Using the records that follow, reproduce exactly the lines starting at the line containing "Rebuild this chart" and ending at the line containing "const seriesNames = ['Ta". Include both end lines and no pictures.

## EXCERPTED RECORDS
##########

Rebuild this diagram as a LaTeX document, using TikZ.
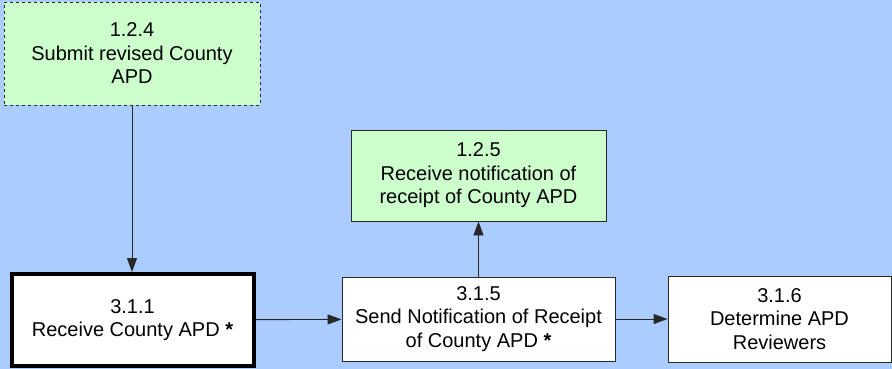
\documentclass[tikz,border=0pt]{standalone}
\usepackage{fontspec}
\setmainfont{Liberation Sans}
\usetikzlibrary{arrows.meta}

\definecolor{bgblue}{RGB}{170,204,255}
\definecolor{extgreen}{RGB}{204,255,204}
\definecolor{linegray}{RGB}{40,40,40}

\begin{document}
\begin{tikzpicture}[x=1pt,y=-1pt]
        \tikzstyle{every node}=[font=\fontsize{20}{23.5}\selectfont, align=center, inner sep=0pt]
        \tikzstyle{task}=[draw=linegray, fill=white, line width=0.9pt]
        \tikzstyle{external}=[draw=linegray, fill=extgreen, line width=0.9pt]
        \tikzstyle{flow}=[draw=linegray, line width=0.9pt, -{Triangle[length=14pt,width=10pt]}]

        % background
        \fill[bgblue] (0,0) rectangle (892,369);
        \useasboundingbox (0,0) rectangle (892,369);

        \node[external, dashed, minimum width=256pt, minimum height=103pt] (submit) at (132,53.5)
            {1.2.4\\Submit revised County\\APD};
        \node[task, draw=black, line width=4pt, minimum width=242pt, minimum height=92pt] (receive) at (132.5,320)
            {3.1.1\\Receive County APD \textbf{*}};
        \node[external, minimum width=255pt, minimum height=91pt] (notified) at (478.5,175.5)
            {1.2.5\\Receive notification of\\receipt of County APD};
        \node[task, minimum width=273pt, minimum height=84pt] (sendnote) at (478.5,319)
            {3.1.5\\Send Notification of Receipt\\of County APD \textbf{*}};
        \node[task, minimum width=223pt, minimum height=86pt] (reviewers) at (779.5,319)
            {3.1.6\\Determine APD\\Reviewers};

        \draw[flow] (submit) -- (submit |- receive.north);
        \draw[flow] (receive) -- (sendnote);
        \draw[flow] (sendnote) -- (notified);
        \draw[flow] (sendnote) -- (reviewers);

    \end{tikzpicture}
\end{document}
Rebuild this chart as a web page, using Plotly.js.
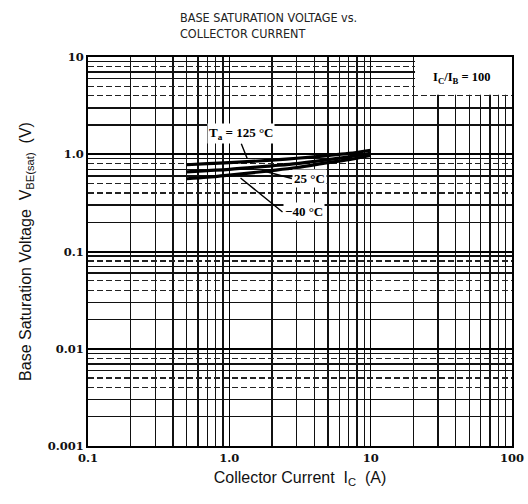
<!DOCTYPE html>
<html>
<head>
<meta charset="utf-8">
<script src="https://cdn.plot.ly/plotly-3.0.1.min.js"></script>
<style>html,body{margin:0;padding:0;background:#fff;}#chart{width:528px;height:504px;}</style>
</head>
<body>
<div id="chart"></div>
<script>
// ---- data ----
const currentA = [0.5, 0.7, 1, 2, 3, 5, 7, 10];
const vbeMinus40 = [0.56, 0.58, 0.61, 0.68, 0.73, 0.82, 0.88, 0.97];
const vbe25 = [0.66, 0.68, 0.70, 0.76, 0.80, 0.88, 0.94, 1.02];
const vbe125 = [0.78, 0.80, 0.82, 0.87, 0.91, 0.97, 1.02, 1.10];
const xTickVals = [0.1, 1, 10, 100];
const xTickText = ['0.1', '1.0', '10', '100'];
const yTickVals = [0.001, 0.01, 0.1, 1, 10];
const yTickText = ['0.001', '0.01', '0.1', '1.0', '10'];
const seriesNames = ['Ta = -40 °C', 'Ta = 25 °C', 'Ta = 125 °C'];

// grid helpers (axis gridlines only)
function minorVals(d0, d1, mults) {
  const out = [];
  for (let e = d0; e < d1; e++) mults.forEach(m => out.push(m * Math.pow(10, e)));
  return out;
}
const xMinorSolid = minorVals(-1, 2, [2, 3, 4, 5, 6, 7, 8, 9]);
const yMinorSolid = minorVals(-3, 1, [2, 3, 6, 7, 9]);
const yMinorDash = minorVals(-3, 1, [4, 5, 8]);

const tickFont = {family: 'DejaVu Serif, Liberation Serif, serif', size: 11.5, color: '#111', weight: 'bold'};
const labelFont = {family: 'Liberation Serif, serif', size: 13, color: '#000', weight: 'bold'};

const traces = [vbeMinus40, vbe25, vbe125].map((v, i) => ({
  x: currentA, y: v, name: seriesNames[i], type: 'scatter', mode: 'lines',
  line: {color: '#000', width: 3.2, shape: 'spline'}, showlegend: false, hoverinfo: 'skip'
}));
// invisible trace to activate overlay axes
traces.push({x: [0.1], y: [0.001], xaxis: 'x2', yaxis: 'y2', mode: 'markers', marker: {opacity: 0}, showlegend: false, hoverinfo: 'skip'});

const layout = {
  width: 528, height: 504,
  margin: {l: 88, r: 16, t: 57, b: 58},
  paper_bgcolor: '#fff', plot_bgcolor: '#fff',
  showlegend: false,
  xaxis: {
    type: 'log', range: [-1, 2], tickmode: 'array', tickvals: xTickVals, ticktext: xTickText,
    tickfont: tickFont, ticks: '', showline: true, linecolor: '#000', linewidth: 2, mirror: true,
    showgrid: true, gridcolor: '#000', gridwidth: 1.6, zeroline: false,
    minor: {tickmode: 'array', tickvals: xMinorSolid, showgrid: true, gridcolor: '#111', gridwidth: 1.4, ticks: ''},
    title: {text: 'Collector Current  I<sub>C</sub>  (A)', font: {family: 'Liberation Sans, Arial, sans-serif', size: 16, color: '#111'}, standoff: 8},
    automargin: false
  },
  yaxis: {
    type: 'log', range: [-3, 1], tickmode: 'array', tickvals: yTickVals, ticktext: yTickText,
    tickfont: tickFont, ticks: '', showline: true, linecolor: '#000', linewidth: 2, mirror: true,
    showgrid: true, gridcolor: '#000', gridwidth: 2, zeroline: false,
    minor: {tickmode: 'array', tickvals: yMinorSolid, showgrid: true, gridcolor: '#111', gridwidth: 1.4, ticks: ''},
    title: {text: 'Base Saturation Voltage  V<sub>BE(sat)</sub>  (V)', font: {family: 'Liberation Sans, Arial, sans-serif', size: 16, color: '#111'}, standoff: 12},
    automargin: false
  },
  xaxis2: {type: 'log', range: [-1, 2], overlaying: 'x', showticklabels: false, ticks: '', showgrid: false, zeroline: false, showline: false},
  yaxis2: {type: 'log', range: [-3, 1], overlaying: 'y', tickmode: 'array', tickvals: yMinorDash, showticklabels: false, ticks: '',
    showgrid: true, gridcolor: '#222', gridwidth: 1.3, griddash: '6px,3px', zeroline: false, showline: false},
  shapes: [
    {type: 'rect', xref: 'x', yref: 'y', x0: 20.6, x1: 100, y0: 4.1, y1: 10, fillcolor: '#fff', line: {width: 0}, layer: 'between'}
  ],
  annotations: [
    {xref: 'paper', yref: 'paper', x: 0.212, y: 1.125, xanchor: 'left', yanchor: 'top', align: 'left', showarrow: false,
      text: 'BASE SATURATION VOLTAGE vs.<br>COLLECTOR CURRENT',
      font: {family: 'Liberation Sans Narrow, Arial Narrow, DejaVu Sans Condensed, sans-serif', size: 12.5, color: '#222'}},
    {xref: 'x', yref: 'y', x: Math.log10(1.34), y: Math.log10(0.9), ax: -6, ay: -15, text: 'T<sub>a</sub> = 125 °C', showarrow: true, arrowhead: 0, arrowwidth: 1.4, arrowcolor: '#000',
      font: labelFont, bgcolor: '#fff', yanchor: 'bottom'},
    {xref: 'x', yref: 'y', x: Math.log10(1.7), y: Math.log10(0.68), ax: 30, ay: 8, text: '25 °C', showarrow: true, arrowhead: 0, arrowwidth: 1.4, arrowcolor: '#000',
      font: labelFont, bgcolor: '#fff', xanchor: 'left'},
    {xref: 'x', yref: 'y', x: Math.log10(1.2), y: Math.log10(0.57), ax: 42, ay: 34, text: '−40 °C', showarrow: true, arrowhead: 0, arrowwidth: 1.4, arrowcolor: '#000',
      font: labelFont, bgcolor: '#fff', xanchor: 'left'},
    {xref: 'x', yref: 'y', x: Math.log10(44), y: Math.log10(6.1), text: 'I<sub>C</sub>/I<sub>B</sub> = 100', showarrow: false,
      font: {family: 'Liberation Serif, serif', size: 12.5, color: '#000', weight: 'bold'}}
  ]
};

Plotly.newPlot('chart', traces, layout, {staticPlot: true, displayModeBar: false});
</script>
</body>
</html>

##########

## TASK RESPONSE
Rebuild this chart as a web page, using Plotly.js.
<!DOCTYPE html>
<html>
<head>
<meta charset="utf-8">
<script src="https://cdn.plot.ly/plotly-3.0.1.min.js"></script>
<style>html,body{margin:0;padding:0;background:#fff;}#chart{width:528px;height:504px;}</style>
</head>
<body>
<div id="chart"></div>
<script>
// ---- data ----
const currentA = [0.5, 0.7, 1, 2, 3, 5, 7, 10];
const vbeMinus40 = [0.56, 0.58, 0.61, 0.68, 0.73, 0.82, 0.88, 0.97];
const vbe25 = [0.66, 0.68, 0.70, 0.76, 0.80, 0.88, 0.94, 1.02];
const vbe125 = [0.78, 0.80, 0.82, 0.87, 0.91, 0.97, 1.02, 1.10];
const xTickVals = [0.1, 1, 10, 100];
const xTickText = ['0.1', '1.0', '10', '100'];
const yTickVals = [0.001, 0.01, 0.1, 1, 10];
const yTickText = ['0.001', '0.01', '0.1', '1.0', '10'];
const seriesNames = ['Ta = -40 °C', 'Ta = 25 °C', 'Ta = 125 °C'];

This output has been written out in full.